Look below for the line with "Write the seaborn" and the line with "plt.rcParams['font.family'] = ['Liberation"; repeat exactly those two lines and all lines between them, but no pictures.

-- begin DATASET ROWS --

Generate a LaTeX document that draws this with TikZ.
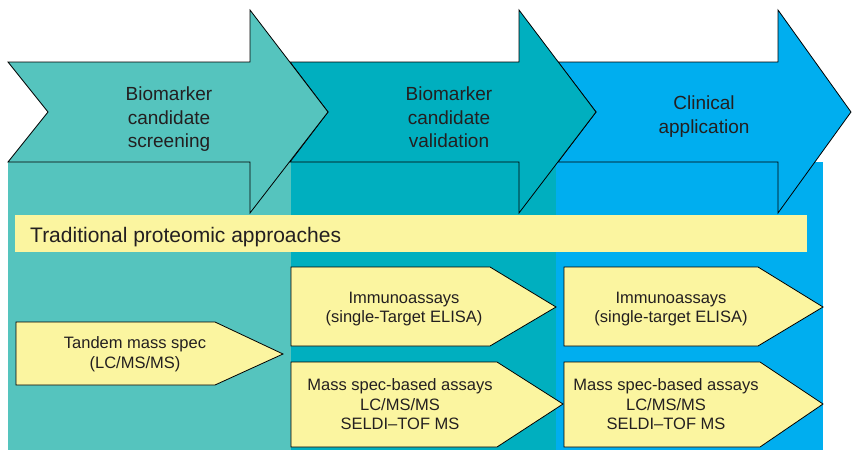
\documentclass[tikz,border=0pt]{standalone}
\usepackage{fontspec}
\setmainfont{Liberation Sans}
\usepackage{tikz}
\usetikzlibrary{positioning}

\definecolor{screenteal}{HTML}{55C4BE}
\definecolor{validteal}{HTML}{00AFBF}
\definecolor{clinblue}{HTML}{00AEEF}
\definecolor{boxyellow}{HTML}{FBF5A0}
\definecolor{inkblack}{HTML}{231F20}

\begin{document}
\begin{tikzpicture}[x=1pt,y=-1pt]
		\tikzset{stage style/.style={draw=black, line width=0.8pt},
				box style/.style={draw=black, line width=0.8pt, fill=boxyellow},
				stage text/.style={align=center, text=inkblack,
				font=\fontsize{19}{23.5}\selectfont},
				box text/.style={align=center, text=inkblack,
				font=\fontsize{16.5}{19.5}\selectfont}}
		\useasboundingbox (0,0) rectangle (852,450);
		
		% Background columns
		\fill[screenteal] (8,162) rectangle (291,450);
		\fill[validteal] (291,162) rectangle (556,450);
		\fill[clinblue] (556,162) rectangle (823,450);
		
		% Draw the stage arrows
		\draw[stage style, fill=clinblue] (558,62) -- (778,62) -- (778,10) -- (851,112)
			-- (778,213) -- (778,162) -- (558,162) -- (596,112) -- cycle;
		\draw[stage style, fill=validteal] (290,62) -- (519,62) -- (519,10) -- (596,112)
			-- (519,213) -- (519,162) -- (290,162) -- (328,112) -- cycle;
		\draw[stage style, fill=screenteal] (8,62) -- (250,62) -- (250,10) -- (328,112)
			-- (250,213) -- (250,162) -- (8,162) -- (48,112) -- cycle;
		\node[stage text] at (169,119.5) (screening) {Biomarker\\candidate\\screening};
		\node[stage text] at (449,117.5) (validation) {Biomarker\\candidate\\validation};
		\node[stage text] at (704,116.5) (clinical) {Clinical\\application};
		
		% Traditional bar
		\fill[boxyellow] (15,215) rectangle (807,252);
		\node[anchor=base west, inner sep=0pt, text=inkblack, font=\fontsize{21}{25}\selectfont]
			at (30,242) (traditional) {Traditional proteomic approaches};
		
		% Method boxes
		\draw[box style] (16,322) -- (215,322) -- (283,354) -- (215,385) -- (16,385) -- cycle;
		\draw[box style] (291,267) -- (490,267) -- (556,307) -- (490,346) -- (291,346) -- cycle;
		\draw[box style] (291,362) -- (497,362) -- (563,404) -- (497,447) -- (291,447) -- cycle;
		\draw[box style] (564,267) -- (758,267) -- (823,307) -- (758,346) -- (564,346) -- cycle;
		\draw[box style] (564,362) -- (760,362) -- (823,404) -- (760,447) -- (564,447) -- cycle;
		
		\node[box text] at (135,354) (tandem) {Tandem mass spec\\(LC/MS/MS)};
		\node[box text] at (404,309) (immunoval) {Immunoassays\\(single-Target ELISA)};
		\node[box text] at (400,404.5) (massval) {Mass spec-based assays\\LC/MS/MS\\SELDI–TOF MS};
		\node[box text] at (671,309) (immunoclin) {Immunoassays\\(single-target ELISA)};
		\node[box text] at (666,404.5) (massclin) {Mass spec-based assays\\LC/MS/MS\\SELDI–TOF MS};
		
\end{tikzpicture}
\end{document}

-- end DATASET ROWS --
-- begin DATASET ROWS --

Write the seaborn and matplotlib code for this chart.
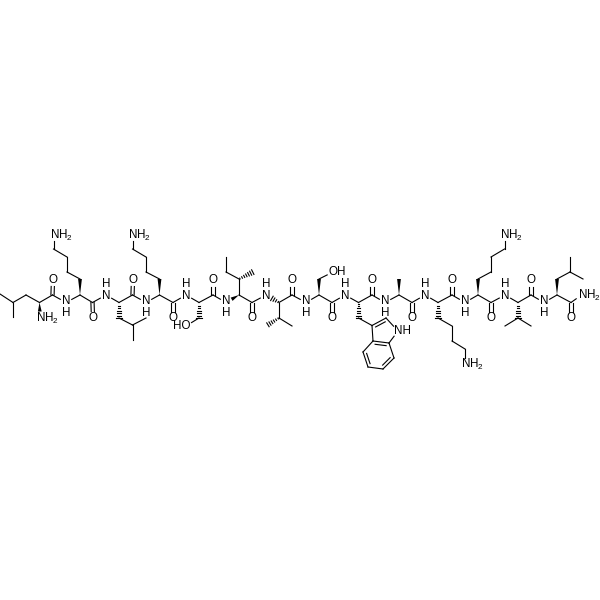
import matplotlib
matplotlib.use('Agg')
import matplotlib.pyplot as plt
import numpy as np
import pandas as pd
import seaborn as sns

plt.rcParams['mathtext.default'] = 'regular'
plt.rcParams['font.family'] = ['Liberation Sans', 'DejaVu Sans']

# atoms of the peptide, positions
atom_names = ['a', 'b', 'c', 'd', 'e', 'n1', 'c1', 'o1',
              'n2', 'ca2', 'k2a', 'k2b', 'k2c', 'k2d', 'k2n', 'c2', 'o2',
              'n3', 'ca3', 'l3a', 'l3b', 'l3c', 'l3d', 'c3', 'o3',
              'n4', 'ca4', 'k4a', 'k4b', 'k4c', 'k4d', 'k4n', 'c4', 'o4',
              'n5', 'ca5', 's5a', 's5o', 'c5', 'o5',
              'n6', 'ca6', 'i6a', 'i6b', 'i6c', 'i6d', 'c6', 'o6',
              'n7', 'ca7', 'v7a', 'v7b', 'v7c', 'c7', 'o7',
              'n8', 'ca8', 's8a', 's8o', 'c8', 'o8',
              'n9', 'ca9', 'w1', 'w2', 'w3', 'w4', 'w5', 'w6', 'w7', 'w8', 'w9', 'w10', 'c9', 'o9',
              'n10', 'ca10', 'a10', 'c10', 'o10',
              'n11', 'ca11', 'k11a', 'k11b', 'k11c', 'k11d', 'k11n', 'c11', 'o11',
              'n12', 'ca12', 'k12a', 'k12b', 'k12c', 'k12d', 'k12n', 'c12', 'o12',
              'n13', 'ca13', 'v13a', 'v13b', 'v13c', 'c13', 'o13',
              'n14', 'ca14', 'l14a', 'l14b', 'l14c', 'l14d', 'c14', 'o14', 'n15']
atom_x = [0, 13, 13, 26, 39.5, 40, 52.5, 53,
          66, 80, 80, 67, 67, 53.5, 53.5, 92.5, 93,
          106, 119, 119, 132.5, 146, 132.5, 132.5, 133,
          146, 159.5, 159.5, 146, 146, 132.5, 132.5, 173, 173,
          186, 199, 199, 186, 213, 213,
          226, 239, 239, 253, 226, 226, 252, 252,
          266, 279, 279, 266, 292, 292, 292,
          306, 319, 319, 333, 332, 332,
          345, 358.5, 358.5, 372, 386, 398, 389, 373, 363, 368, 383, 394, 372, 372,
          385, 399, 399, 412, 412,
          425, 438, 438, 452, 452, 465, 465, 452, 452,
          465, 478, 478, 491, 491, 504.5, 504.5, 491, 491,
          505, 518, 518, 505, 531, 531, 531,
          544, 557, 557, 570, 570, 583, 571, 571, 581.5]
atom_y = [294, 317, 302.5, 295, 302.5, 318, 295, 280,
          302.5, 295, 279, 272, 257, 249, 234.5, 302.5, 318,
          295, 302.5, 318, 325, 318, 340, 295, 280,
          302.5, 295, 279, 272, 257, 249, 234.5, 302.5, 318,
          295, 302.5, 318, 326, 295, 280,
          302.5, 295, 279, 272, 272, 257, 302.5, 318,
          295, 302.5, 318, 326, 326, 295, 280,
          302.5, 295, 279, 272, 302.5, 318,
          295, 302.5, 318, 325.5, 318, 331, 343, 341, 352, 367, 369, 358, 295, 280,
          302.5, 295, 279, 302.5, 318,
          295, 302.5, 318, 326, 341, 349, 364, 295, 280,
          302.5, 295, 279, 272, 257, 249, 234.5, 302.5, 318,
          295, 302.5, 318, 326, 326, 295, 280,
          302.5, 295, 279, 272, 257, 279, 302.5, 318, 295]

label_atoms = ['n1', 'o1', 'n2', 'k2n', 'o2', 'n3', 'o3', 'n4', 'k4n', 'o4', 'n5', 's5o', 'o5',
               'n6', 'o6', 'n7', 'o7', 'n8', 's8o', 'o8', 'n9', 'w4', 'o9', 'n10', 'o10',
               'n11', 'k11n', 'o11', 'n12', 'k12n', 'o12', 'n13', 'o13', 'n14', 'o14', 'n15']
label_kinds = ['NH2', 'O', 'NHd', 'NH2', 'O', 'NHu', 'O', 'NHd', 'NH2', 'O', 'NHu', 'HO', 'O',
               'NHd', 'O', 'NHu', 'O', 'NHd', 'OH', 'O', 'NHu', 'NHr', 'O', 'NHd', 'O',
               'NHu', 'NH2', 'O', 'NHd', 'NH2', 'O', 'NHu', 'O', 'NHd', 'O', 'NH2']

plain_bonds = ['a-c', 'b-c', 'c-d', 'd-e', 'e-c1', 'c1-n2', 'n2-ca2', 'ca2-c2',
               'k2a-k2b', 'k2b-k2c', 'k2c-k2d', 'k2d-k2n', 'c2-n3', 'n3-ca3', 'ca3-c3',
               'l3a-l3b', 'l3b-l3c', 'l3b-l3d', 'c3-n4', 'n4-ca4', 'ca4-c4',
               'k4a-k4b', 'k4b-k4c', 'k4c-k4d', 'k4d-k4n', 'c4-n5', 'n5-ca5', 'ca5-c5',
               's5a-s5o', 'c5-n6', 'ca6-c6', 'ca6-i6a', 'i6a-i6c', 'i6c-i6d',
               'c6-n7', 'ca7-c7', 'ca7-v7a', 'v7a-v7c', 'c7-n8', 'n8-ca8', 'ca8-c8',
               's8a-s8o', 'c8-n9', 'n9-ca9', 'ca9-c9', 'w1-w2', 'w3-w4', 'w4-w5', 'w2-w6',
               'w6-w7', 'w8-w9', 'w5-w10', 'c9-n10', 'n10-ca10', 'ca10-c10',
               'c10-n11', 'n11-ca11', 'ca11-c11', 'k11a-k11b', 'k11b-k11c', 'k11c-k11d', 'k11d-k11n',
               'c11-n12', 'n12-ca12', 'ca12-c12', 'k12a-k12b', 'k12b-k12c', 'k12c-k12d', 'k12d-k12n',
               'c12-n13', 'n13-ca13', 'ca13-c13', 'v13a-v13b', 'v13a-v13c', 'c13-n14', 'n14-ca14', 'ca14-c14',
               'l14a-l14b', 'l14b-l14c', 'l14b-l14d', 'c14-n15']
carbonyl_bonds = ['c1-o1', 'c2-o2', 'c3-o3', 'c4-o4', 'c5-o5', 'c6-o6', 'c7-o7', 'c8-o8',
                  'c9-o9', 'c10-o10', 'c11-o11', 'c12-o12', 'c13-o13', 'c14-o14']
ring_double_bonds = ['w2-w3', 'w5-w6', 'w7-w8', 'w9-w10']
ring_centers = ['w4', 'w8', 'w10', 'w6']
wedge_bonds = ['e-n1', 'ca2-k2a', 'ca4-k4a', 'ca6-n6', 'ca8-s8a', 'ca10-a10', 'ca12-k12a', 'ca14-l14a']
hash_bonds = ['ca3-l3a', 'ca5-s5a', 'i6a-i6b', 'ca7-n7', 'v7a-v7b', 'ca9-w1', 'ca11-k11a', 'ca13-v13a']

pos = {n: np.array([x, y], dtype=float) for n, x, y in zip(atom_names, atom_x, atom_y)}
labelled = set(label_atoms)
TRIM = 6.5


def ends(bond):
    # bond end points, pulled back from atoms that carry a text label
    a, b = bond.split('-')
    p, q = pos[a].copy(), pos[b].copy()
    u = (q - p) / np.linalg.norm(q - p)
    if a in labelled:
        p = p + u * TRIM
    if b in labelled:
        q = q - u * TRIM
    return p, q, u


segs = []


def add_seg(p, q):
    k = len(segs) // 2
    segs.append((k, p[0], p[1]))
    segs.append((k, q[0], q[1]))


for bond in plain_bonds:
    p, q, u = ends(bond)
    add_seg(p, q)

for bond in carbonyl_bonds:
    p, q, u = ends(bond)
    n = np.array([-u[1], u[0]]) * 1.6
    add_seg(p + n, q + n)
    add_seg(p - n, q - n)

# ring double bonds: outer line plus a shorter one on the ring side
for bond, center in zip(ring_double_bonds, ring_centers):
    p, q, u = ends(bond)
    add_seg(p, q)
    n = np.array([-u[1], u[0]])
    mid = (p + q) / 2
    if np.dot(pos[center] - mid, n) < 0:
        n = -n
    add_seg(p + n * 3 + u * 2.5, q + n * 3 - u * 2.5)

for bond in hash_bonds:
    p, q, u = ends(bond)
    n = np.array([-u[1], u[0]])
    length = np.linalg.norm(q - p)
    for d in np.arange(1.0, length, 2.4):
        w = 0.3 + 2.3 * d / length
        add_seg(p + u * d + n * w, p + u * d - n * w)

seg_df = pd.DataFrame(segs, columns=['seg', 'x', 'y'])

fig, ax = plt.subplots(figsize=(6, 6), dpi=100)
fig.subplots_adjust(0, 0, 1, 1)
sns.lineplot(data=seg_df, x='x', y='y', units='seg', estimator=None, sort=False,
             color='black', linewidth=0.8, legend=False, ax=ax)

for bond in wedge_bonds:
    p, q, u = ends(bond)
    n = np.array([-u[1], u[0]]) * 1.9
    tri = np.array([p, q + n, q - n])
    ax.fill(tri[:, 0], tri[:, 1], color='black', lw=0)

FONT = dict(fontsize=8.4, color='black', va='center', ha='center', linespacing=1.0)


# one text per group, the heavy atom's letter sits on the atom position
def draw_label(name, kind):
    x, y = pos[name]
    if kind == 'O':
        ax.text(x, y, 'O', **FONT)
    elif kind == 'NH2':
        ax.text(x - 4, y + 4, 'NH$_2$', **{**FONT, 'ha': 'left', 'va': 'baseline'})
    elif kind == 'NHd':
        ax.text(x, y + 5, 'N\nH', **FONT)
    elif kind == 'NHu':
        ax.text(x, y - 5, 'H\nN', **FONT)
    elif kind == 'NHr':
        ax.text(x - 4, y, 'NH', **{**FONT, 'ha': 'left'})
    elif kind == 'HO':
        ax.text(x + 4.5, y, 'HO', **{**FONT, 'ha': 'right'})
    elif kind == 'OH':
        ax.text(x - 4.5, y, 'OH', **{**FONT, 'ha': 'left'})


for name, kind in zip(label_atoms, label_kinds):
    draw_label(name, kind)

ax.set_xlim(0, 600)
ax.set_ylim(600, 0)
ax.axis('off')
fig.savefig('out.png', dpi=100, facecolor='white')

-- end DATASET ROWS --

▸ **ANSWER IN FULL**
Write the seaborn and matplotlib code for this chart.
import matplotlib
matplotlib.use('Agg')
import matplotlib.pyplot as plt
import numpy as np
import pandas as pd
import seaborn as sns

plt.rcParams['mathtext.default'] = 'regular'
plt.rcParams['font.family'] = ['Liberation Sans', 'DejaVu Sans']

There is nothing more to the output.